Wang, Jing, Wei, Zhongzhe, Wang, Haiyan, Chen, Yiqing, Wang, Yong
Journal of materials chemistry A 2017 v.5 no.21 pp. 10510-10516
activated carbon, carbon fibers, carbon nanotubes, catalysts, cobalt oxide, durability, electrochemistry, electrodes, energy conversion, hydrogen, hydrogen production, nanoparticles, pyrolysis, sustainable development, temperature
Water splitting is the mainstay of contemporary energy conversion and storage engineering. The design of earth-abundant electrode materials without extra binders for an efficient hydrogen evolution reaction (HER) is critical in realizing the hydrogen economy in the push for future sustainable development.

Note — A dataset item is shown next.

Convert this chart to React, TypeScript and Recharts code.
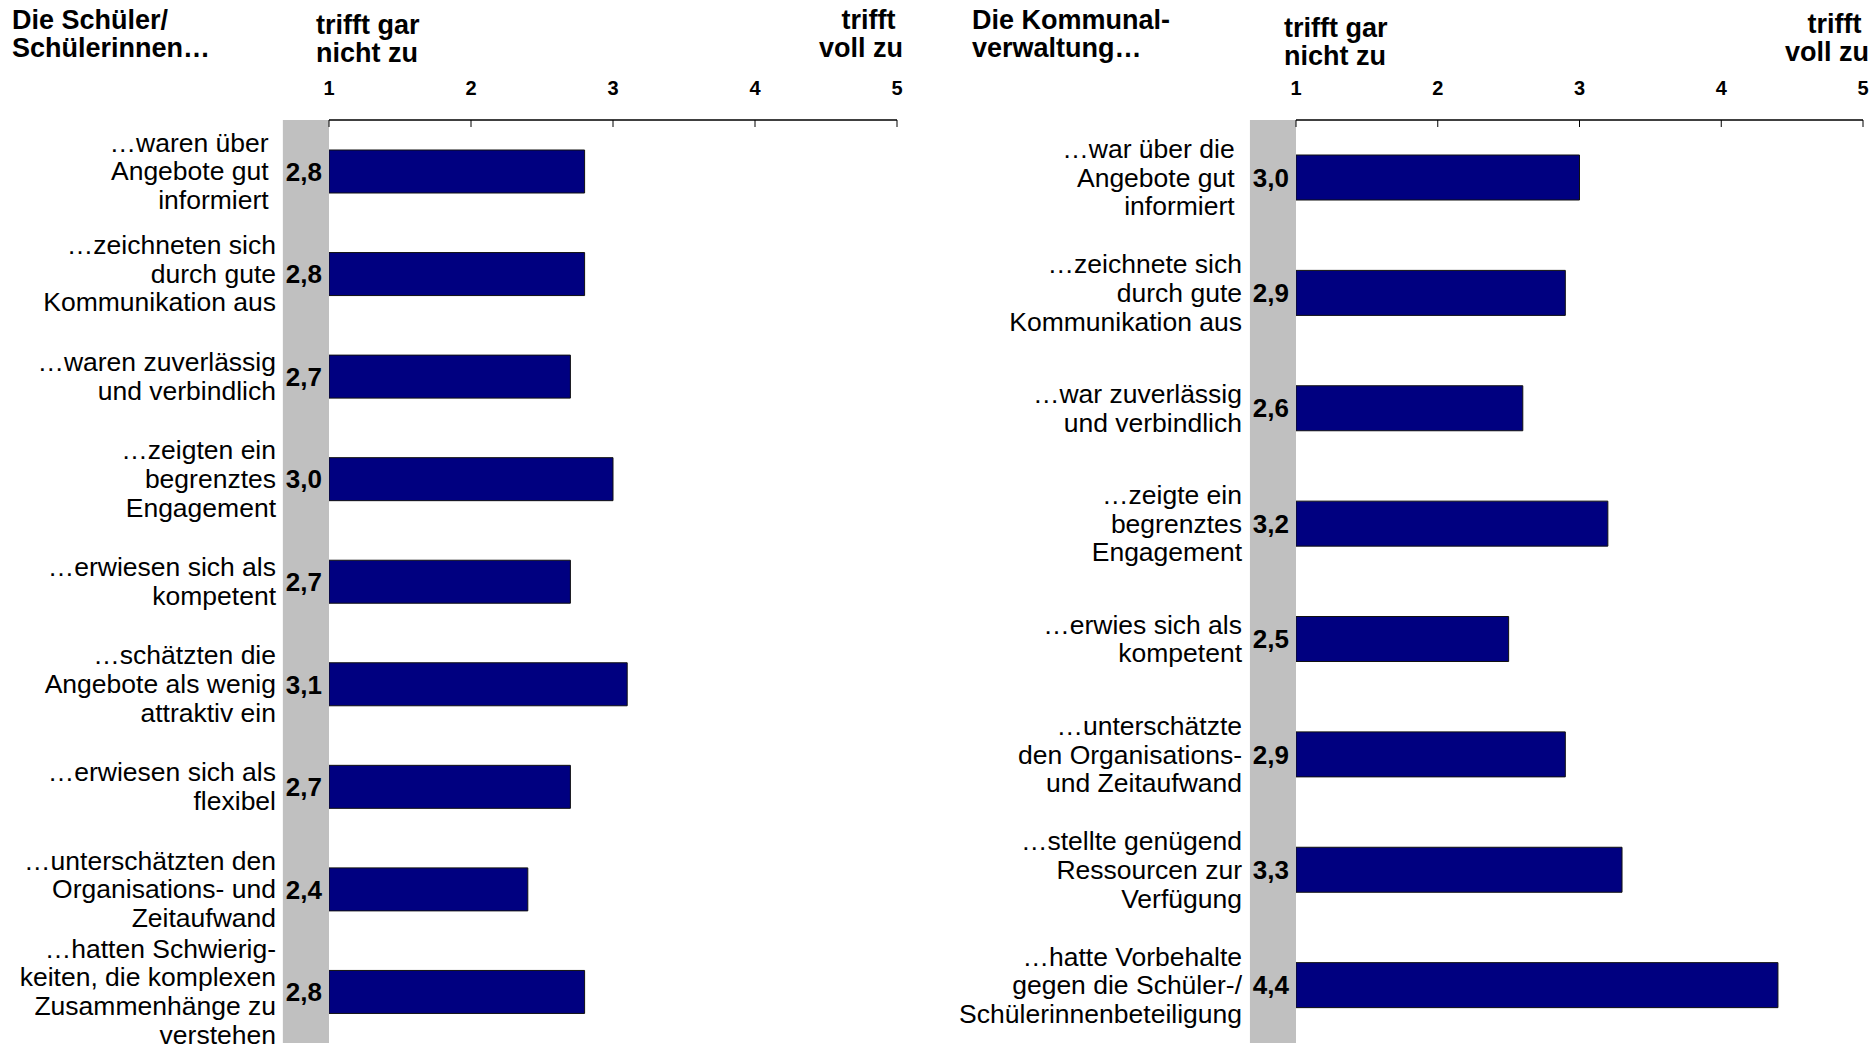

Herein, three-dimensional (3D) porous electrodes (denoted CoOₓ–CNT–CC) featuring CoOₓ nanoparticles (NPs) and carbon nanotubes (CNT) growing on activated carbon fiber were synthesized through a one-pot pyrolysis process. The achieved 3D electrodes acted as efficient electrocatalysts as well as current collectors for hydrogen production, greatly simplifying the electrode preparation process. Impressively, the electrodes exhibited high current density under low overpotential. The current density can reach up to ∼720 mA cm⁻², an overpotential of ∼99 mV is required to reach a current density of 20 mA cm⁻², and they function with a durability of up to 70 h. Beyond that, the electrodes still show superb catalytic properties at low temperature (the current density is 326 mA cm⁻² even at 278 K) and in a neutral medium (the current density is 450 mA cm⁻² in 1 M PBS).